▸ Required task
Make an exact copy of all the material below, apart from the pictures.

★ ★ ★ ★

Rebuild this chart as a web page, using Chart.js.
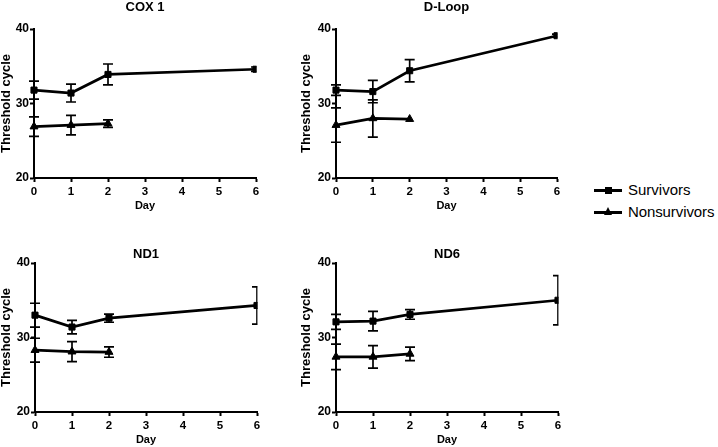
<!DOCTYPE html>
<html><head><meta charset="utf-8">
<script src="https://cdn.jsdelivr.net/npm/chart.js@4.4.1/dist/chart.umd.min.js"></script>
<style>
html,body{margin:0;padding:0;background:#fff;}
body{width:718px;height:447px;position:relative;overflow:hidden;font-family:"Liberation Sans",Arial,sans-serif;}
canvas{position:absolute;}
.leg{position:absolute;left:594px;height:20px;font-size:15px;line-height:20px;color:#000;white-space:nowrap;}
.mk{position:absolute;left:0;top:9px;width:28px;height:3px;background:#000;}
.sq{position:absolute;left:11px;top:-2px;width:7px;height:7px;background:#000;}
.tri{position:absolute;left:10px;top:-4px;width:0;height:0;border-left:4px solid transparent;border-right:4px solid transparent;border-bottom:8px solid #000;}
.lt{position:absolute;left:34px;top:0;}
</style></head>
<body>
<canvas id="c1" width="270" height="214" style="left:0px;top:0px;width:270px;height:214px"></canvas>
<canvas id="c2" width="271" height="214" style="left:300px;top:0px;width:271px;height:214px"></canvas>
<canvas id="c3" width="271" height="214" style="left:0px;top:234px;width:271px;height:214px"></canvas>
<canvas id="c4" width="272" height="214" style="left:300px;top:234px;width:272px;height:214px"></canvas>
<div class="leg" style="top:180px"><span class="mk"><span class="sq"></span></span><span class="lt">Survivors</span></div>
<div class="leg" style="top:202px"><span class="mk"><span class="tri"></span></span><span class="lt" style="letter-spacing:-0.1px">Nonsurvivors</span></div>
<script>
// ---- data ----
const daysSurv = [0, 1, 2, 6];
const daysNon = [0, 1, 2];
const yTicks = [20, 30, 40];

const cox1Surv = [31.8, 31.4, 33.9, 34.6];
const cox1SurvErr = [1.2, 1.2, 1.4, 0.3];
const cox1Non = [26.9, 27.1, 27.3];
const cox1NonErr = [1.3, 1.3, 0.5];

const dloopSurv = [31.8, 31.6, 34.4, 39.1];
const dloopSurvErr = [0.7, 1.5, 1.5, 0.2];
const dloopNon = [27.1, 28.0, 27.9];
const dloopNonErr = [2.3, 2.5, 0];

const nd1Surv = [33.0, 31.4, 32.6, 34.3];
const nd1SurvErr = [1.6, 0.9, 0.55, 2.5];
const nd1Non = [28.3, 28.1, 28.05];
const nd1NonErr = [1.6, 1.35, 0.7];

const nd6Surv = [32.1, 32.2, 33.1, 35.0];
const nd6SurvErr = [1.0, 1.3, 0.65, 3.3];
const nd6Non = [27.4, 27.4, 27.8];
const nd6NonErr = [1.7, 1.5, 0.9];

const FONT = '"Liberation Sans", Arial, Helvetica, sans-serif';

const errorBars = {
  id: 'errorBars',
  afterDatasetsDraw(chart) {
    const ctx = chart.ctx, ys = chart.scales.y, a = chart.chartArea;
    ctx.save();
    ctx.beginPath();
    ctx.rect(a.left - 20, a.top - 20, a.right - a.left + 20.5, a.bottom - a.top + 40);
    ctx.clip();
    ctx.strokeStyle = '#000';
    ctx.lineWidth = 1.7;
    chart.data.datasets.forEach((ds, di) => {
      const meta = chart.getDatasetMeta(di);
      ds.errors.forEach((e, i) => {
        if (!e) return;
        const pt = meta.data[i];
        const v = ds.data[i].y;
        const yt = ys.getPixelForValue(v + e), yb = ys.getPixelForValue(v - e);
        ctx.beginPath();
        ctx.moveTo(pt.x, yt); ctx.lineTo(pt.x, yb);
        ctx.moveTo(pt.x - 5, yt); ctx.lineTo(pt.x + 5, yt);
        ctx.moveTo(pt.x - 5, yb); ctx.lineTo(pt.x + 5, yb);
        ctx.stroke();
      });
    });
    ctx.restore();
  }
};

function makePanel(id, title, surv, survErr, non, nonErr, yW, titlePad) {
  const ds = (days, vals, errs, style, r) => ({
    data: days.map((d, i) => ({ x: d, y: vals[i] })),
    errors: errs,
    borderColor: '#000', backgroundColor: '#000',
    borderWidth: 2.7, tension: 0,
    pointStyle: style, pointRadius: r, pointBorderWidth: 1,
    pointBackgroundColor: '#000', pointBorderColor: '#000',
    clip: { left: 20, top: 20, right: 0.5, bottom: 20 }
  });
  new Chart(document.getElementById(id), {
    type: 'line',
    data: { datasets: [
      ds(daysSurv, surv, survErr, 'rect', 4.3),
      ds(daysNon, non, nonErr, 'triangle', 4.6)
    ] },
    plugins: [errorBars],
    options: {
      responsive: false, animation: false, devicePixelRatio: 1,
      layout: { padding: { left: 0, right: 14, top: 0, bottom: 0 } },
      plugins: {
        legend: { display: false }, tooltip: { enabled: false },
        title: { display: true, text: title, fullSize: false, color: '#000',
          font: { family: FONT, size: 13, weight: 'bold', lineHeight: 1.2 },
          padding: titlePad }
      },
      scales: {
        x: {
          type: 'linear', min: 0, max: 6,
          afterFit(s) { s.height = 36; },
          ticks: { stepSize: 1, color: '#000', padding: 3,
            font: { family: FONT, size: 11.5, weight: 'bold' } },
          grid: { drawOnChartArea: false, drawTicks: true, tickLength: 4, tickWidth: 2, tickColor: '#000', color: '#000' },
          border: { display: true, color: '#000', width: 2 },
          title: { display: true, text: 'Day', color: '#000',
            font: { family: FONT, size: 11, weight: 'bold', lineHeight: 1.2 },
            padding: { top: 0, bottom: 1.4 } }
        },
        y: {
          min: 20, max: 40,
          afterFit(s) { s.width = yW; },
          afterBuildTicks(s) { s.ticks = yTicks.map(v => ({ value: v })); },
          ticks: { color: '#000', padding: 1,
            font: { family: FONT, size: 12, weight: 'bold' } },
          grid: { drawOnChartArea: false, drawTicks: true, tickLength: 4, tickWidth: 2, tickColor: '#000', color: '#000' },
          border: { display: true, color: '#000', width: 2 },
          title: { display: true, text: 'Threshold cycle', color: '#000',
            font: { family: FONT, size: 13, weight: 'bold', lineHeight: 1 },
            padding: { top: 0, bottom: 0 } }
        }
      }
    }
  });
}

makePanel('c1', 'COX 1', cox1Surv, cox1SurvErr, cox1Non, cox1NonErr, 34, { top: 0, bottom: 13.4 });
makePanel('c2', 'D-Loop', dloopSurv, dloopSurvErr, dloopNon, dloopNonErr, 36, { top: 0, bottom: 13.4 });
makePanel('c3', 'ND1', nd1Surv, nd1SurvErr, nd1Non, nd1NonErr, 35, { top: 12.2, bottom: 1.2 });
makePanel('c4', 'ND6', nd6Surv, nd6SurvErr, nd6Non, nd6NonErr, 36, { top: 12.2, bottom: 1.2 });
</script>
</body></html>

★ ★ ★ ★

▸ Exercise response
Rebuild this chart as a web page, using Chart.js.
<!DOCTYPE html>
<html><head><meta charset="utf-8">
<script src="https://cdn.jsdelivr.net/npm/chart.js@4.4.1/dist/chart.umd.min.js"></script>
<style>
html,body{margin:0;padding:0;background:#fff;}
body{width:718px;height:447px;position:relative;overflow:hidden;font-family:"Liberation Sans",Arial,sans-serif;}
canvas{position:absolute;}
.leg{position:absolute;left:594px;height:20px;font-size:15px;line-height:20px;color:#000;white-space:nowrap;}
.mk{position:absolute;left:0;top:9px;width:28px;height:3px;background:#000;}
.sq{position:absolute;left:11px;top:-2px;width:7px;height:7px;background:#000;}
.tri{position:absolute;left:10px;top:-4px;width:0;height:0;border-left:4px solid transparent;border-right:4px solid transparent;border-bottom:8px solid #000;}
.lt{position:absolute;left:34px;top:0;}
</style></head>
<body>
<canvas id="c1" width="270" height="214" style="left:0px;top:0px;width:270px;height:214px"></canvas>
<canvas id="c2" width="271" height="214" style="left:300px;top:0px;width:271px;height:214px"></canvas>
<canvas id="c3" width="271" height="214" style="left:0px;top:234px;width:271px;height:214px"></canvas>
<canvas id="c4" width="272" height="214" style="left:300px;top:234px;width:272px;height:214px"></canvas>
<div class="leg" style="top:180px"><span class="mk"><span class="sq"></span></span><span class="lt">Survivors</span></div>
<div class="leg" style="top:202px"><span class="mk"><span class="tri"></span></span><span class="lt" style="letter-spacing:-0.1px">Nonsurvivors</span></div>
<script>
// ---- data ----
const daysSurv = [0, 1, 2, 6];
const daysNon = [0, 1, 2];
const yTicks = [20, 30, 40];

const cox1Surv = [31.8, 31.4, 33.9, 34.6];
const cox1SurvErr = [1.2, 1.2, 1.4, 0.3];
const cox1Non = [26.9, 27.1, 27.3];
const cox1NonErr = [1.3, 1.3, 0.5];

const dloopSurv = [31.8, 31.6, 34.4, 39.1];
const dloopSurvErr = [0.7, 1.5, 1.5, 0.2];
const dloopNon = [27.1, 28.0, 27.9];
const dloopNonErr = [2.3, 2.5, 0];

const nd1Surv = [33.0, 31.4, 32.6, 34.3];
const nd1SurvErr = [1.6, 0.9, 0.55, 2.5];
const nd1Non = [28.3, 28.1, 28.05];
const nd1NonErr = [1.6, 1.35, 0.7];

const nd6Surv = [32.1, 32.2, 33.1, 35.0];
const nd6SurvErr = [1.0, 1.3, 0.65, 3.3];
const nd6Non = [27.4, 27.4, 27.8];
const nd6NonErr = [1.7, 1.5, 0.9];

const FONT = '"Liberation Sans", Arial, Helvetica, sans-serif';

const errorBars = {
  id: 'errorBars',
  afterDatasetsDraw(chart) {
    const ctx = chart.ctx, ys = chart.scales.y, a = chart.chartArea;
    ctx.save();
    ctx.beginPath();
    ctx.rect(a.left - 20, a.top - 20, a.right - a.left + 20.5, a.bottom - a.top + 40);
    ctx.clip();
    ctx.strokeStyle = '#000';
    ctx.lineWidth = 1.7;
    chart.data.datasets.forEach((ds, di) => {
      const meta = chart.getDatasetMeta(di);
      ds.errors.forEach((e, i) => {
        if (!e) return;
        const pt = meta.data[i];
        const v = ds.data[i].y;
        const yt = ys.getPixelForValue(v + e), yb = ys.getPixelForValue(v - e);
        ctx.beginPath();
        ctx.moveTo(pt.x, yt); ctx.lineTo(pt.x, yb);
        ctx.moveTo(pt.x - 5, yt); ctx.lineTo(pt.x + 5, yt);
        ctx.moveTo(pt.x - 5, yb); ctx.lineTo(pt.x + 5, yb);
        ctx.stroke();
      });
    });
    ctx.restore();
  }
};

function makePanel(id, title, surv, survErr, non, nonErr, yW, titlePad) {
  const ds = (days, vals, errs, style, r) => ({
    data: days.map((d, i) => ({ x: d, y: vals[i] })),
    errors: errs,
    borderColor: '#000', backgroundColor: '#000',
    borderWidth: 2.7, tension: 0,
    pointStyle: style, pointRadius: r, pointBorderWidth: 1,
    pointBackgroundColor: '#000', pointBorderColor: '#000',
    clip: { left: 20, top: 20, right: 0.5, bottom: 20 }
  });
  new Chart(document.getElementById(id), {
    type: 'line',
    data: { datasets: [
      ds(daysSurv, surv, survErr, 'rect', 4.3),
      ds(daysNon, non, nonErr, 'triangle', 4.6)
    ] },
    plugins: [errorBars],
    options: {
      responsive: false, animation: false, devicePixelRatio: 1,
      layout: { padding: { left: 0, right: 14, top: 0, bottom: 0 } },
      plugins: {
        legend: { display: false }, tooltip: { enabled: false },
        title: { display: true, text: title, fullSize: false, color: '#000',
          font: { family: FONT, size: 13, weight: 'bold', lineHeight: 1.2 },
          padding: titlePad }
      },
      scales: {
        x: {
          type: 'linear', min: 0, max: 6,
          afterFit(s) { s.height = 36; },
          ticks: { stepSize: 1, color: '#000', padding: 3,
            font: { family: FONT, size: 11.5, weight: 'bold' } },
          grid: { drawOnChartArea: false, drawTicks: true, tickLength: 4, tickWidth: 2, tickColor: '#000', color: '#000' },
          border: { display: true, color: '#000', width: 2 },
          title: { display: true, text: 'Day', color: '#000',
            font: { family: FONT, size: 11, weight: 'bold', lineHeight: 1.2 },
            padding: { top: 0, bottom: 1.4 } }
        },
        y: {
          min: 20, max: 40,
          afterFit(s) { s.width = yW; },
          afterBuildTicks(s) { s.ticks = yTicks.map(v => ({ value: v })); },
          ticks: { color: '#000', padding: 1,
            font: { family: FONT, size: 12, weight: 'bold' } },
          grid: { drawOnChartArea: false, drawTicks: true, tickLength: 4, tickWidth: 2, tickColor: '#000', color: '#000' },
          border: { display: true, color: '#000', width: 2 },
          title: { display: true, text: 'Threshold cycle', color: '#000',
            font: { family: FONT, size: 13, weight: 'bold', lineHeight: 1 },
            padding: { top: 0, bottom: 0 } }
        }
      }
    }
  });
}

makePanel('c1', 'COX 1', cox1Surv, cox1SurvErr, cox1Non, cox1NonErr, 34, { top: 0, bottom: 13.4 });
makePanel('c2', 'D-Loop', dloopSurv, dloopSurvErr, dloopNon, dloopNonErr, 36, { top: 0, bottom: 13.4 });
makePanel('c3', 'ND1', nd1Surv, nd1SurvErr, nd1Non, nd1NonErr, 35, { top: 12.2, bottom: 1.2 });
makePanel('c4', 'ND6', nd6Surv, nd6SurvErr, nd6Non, nd6NonErr, 36, { top: 12.2, bottom: 1.2 });
</script>
</body></html>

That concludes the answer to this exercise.